**Stated task**
Your task is to transcribe all of the data below exactly, omitting the images.

**Source material**

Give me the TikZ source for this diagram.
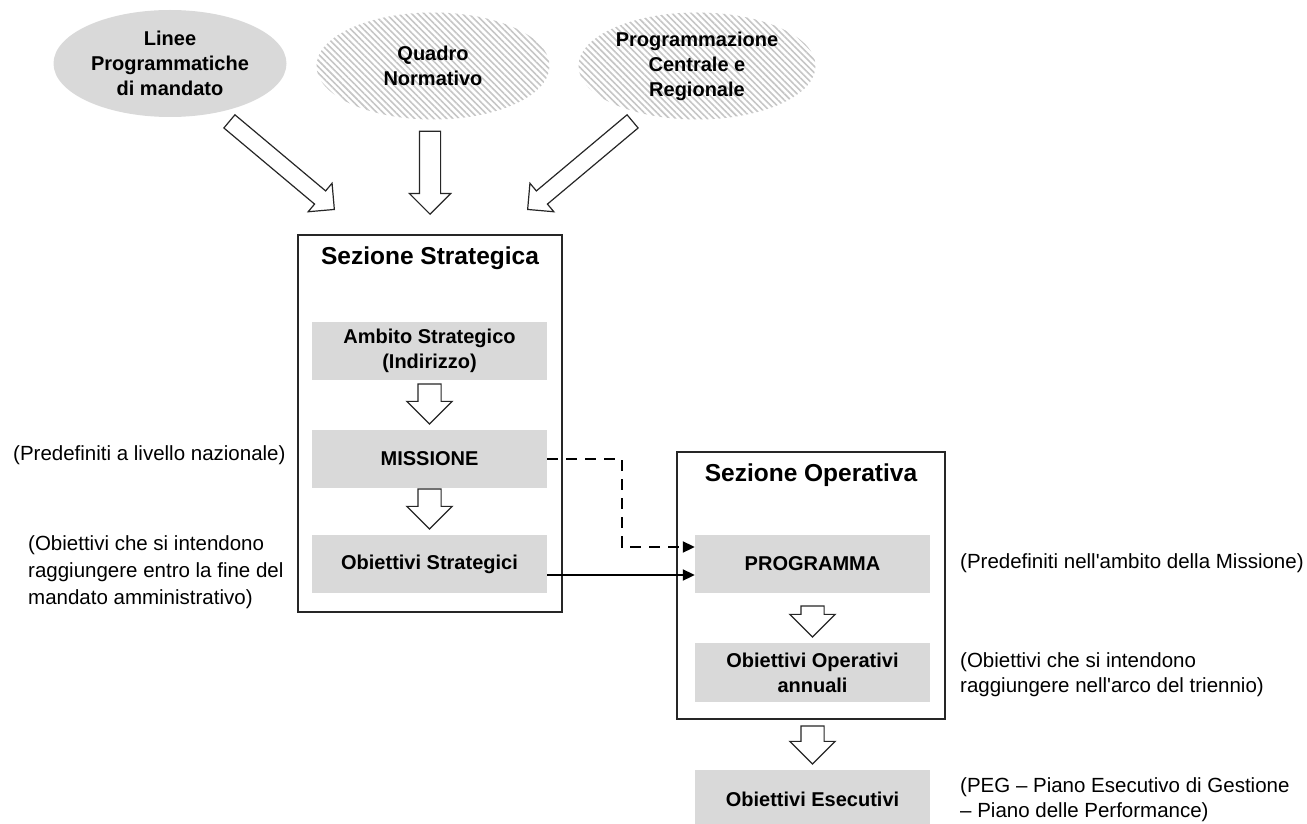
\documentclass[tikz,border=0pt]{standalone}
\usepackage{fontspec}
\setmainfont{Liberation Sans}
\usetikzlibrary{shapes.geometric,shapes.arrows,arrows.meta,patterns.meta}
\definecolor{boxgray}{HTML}{D9D9D9}
\definecolor{hatchgray}{HTML}{C6C6C6}
\newcommand{\txtsize}{\fontsize{20}{25}\selectfont}
\newcommand{\notesize}{\fontsize{20.5}{25}\selectfont}
\newcommand{\titlesize}{\fontsize{24.5}{29}\selectfont}
\begin{document}
\begin{tikzpicture}[x=1pt,y=-1pt,
  source/.style={ellipse, minimum width=233pt, minimum height=107pt, inner sep=0pt, align=center, font=\bfseries\txtsize},
  hatched/.style={source, pattern={Lines[angle=-45,distance=4.5pt,line width=1.6pt]}, pattern color=hatchgray},
  bigarrow/.style={single arrow, draw=black!85, fill=white, line width=1.2pt, single arrow head extend=10pt, inner xsep=0pt, inner ysep=10pt, minimum width=0pt},
  section/.style={draw=black!85, line width=1.3pt},
  graybox/.style={fill=boxgray, minimum width=235pt, minimum height=58pt, inner sep=0pt, align=center, font=\bfseries\txtsize},
  note/.style={align=left, anchor=west, font=\notesize, inner sep=0pt},
  link/.style={line width=2pt, -{Triangle[length=12pt,width=11pt]}}]
\useasboundingbox (0,0) rectangle (1307,824);
% sources
\node[source, fill=boxgray] (linee) at (170,63.5) {Linee\\Programmatiche\\di mandato};
\node[hatched] (quadro) at (433,66) {Quadro\\Normativo};
\node[hatched, minimum width=237pt] (progr) at (697,66) {Programmazione\\Centrale e\\Regionale};
\node[bigarrow, minimum height=137pt, rotate=-40, anchor=tip, inner ysep=8pt, single arrow head extend=10pt] (inL) at (335,210) {};
\node[bigarrow, minimum height=83pt, rotate=-90, anchor=tip] (inC) at (430,215) {};
\node[bigarrow, minimum height=137pt, rotate=-140, anchor=tip, inner ysep=8pt, single arrow head extend=10pt] (inR) at (527,210) {};
% strategic section
\node[section, minimum width=264pt, minimum height=377pt] (strat) at (430,423.5) {};
\node[font=\bfseries\titlesize] (stratT) at (430,258) {Sezione Strategica};
\node[graybox] (ambito) at (429.5,351) {Ambito Strategico\\(Indirizzo)};
\node[graybox] (missione) at (429.5,459) {MISSIONE};
\node[graybox] (obstrat) at (429.5,564) {Obiettivi Strategici};
\node[bigarrow, minimum height=40pt, rotate=-90, anchor=tip, inner ysep=11pt, single arrow head extend=11pt] (s1) at ([yshift=5pt]missione.north) {};
\node[bigarrow, minimum height=40pt, rotate=-90, anchor=tip, inner ysep=11pt, single arrow head extend=11pt] (s2) at ([yshift=5pt]obstrat.north) {};
% operative section
\node[section, minimum width=268pt, minimum height=267pt] (oper) at (811,585.5) {};
\node[font=\bfseries\titlesize] (operT) at (811,475) {Sezione Operativa};
\node[graybox] (programma) at (812.5,564) {PROGRAMMA};
\node[graybox, minimum height=59pt] (obope) at (812.5,672.5) {Obiettivi Operativi\\annuali};
\node[graybox] (obese) at (812.5,799) {Obiettivi Esecutivi};
\node[bigarrow, minimum height=31pt, rotate=-90, anchor=tip, inner ysep=11pt, single arrow head extend=11pt] (o1) at ([yshift=5pt]obope.north) {};
\node[bigarrow, minimum height=38pt, rotate=-90, anchor=tip, inner ysep=11pt, single arrow head extend=11pt] (o2) at ([yshift=5pt]obese.north) {};
% links
\coordinate (bend) at (622,547);
\draw[link, dash pattern=on 11pt off 8pt] (missione.east) -| (bend) -- (bend -| programma.west);
\draw[link] ([yshift=-11pt]obstrat.east) -- ([yshift=-11pt]obstrat.east -| programma.west);
% notes
\node[note] (nNaz) at (13,455) {(Predefiniti a livello nazionale)};
\node[note, font=\fontsize{20.5}{27}\selectfont] (nMand) at (28,572.5) {(Obiettivi che si intendono\\raggiungere entro la fine del\\mandato amministrativo)};
\node[note] (nMiss) at (960,563) {(Predefiniti nell\textquotesingle ambito della Missione)};
\node[note] (nTrien) at (960,674.5) {(Obiettivi che si intendono\\raggiungere nell\textquotesingle arco del triennio)};
\node[note] (nPeg) at (960,799.5) {(PEG \textendash{} Piano Esecutivo di Gestione\\\textendash{} Piano delle Performance)};
\end{tikzpicture}
\end{document}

**Expected output**
Give me the TikZ source for this diagram.
\documentclass[tikz,border=0pt]{standalone}
\usepackage{fontspec}
\setmainfont{Liberation Sans}
\usetikzlibrary{shapes.geometric,shapes.arrows,arrows.meta,patterns.meta}
\definecolor{boxgray}{HTML}{D9D9D9}
\definecolor{hatchgray}{HTML}{C6C6C6}
\newcommand{\txtsize}{\fontsize{20}{25}\selectfont}
\newcommand{\notesize}{\fontsize{20.5}{25}\selectfont}
\newcommand{\titlesize}{\fontsize{24.5}{29}\selectfont}
\begin{document}
\begin{tikzpicture}[x=1pt,y=-1pt,
  source/.style={ellipse, minimum width=233pt, minimum height=107pt, inner sep=0pt, align=center, font=\bfseries\txtsize},
  hatched/.style={source, pattern={Lines[angle=-45,distance=4.5pt,line width=1.6pt]}, pattern color=hatchgray},
  bigarrow/.style={single arrow, draw=black!85, fill=white, line width=1.2pt, single arrow head extend=10pt, inner xsep=0pt, inner ysep=10pt, minimum width=0pt},
  section/.style={draw=black!85, line width=1.3pt},
  graybox/.style={fill=boxgray, minimum width=235pt, minimum height=58pt, inner sep=0pt, align=center, font=\bfseries\txtsize},
  note/.style={align=left, anchor=west, font=\notesize, inner sep=0pt},
  link/.style={line width=2pt, -{Triangle[length=12pt,width=11pt]}}]
\useasboundingbox (0,0) rectangle (1307,824);
% sources
\node[source, fill=boxgray] (linee) at (170,63.5) {Linee\\Programmatiche\\di mandato};
\node[hatched] (quadro) at (433,66) {Quadro\\Normativo};
\node[hatched, minimum width=237pt] (progr) at (697,66) {Programmazione\\Centrale e\\Regionale};
\node[bigarrow, minimum height=137pt, rotate=-40, anchor=tip, inner ysep=8pt, single arrow head extend=10pt] (inL) at (335,210) {};
\node[bigarrow, minimum height=83pt, rotate=-90, anchor=tip] (inC) at (430,215) {};
\node[bigarrow, minimum height=137pt, rotate=-140, anchor=tip, inner ysep=8pt, single arrow head extend=10pt] (inR) at (527,210) {};
% strategic section
\node[section, minimum width=264pt, minimum height=377pt] (strat) at (430,423.5) {};
\node[font=\bfseries\titlesize] (stratT) at (430,258) {Sezione Strategica};
\node[graybox] (ambito) at (429.5,351) {Ambito Strategico\\(Indirizzo)};
\node[graybox] (missione) at (429.5,459) {MISSIONE};
\node[graybox] (obstrat) at (429.5,564) {Obiettivi Strategici};
\node[bigarrow, minimum height=40pt, rotate=-90, anchor=tip, inner ysep=11pt, single arrow head extend=11pt] (s1) at ([yshift=5pt]missione.north) {};
\node[bigarrow, minimum height=40pt, rotate=-90, anchor=tip, inner ysep=11pt, single arrow head extend=11pt] (s2) at ([yshift=5pt]obstrat.north) {};
% operative section
\node[section, minimum width=268pt, minimum height=267pt] (oper) at (811,585.5) {};
\node[font=\bfseries\titlesize] (operT) at (811,475) {Sezione Operativa};
\node[graybox] (programma) at (812.5,564) {PROGRAMMA};
\node[graybox, minimum height=59pt] (obope) at (812.5,672.5) {Obiettivi Operativi\\annuali};
\node[graybox] (obese) at (812.5,799) {Obiettivi Esecutivi};
\node[bigarrow, minimum height=31pt, rotate=-90, anchor=tip, inner ysep=11pt, single arrow head extend=11pt] (o1) at ([yshift=5pt]obope.north) {};
\node[bigarrow, minimum height=38pt, rotate=-90, anchor=tip, inner ysep=11pt, single arrow head extend=11pt] (o2) at ([yshift=5pt]obese.north) {};
% links
\coordinate (bend) at (622,547);
\draw[link, dash pattern=on 11pt off 8pt] (missione.east) -| (bend) -- (bend -| programma.west);
\draw[link] ([yshift=-11pt]obstrat.east) -- ([yshift=-11pt]obstrat.east -| programma.west);
% notes
\node[note] (nNaz) at (13,455) {(Predefiniti a livello nazionale)};
\node[note, font=\fontsize{20.5}{27}\selectfont] (nMand) at (28,572.5) {(Obiettivi che si intendono\\raggiungere entro la fine del\\mandato amministrativo)};
\node[note] (nMiss) at (960,563) {(Predefiniti nell\textquotesingle ambito della Missione)};
\node[note] (nTrien) at (960,674.5) {(Obiettivi che si intendono\\raggiungere nell\textquotesingle arco del triennio)};
\node[note] (nPeg) at (960,799.5) {(PEG \textendash{} Piano Esecutivo di Gestione\\\textendash{} Piano delle Performance)};
\end{tikzpicture}
\end{document}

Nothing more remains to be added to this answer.